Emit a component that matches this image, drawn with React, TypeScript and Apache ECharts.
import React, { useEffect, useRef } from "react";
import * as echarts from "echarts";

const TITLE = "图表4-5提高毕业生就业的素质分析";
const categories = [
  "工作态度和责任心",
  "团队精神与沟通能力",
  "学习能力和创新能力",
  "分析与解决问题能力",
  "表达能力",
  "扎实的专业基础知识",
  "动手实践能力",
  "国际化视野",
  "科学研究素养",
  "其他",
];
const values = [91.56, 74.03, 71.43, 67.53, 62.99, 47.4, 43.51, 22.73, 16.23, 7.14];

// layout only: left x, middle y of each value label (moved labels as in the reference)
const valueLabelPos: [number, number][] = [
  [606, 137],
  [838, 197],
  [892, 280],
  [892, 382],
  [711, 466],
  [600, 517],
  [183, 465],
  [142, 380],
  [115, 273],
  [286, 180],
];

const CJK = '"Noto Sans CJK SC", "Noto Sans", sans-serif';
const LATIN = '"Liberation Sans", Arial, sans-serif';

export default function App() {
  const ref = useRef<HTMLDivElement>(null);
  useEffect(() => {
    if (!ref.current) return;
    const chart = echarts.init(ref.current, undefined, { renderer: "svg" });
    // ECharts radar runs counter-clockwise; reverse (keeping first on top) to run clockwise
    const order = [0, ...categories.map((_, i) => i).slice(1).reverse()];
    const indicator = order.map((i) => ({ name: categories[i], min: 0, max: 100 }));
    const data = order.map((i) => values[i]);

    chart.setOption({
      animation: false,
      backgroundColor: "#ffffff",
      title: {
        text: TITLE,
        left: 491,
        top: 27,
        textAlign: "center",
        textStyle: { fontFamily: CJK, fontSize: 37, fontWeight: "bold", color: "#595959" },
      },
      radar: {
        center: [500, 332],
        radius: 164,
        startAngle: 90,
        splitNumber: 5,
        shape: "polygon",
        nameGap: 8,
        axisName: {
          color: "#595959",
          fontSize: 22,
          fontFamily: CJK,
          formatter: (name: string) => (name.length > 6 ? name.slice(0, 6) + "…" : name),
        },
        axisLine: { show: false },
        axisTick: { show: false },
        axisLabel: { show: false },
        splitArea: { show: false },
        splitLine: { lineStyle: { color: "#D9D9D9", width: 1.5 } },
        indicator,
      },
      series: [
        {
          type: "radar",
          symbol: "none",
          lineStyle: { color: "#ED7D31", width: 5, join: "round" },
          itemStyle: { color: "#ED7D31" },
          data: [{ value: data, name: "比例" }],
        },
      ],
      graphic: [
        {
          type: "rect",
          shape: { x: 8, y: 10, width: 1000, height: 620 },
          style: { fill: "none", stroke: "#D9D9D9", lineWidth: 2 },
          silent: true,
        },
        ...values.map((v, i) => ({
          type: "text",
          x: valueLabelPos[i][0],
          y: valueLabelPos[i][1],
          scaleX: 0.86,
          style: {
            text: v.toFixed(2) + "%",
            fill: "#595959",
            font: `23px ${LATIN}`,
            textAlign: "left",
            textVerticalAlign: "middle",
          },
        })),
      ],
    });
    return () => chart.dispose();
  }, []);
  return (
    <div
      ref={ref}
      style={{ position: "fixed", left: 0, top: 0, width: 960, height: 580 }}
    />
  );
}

WHAT YOU SHOULD DO: Where a line contains "React", copy that line.

TASK SOLUTION:
Emit a component that matches this image, drawn with React, TypeScript and Apache ECharts.
import React, { useEffect, useRef } from "react";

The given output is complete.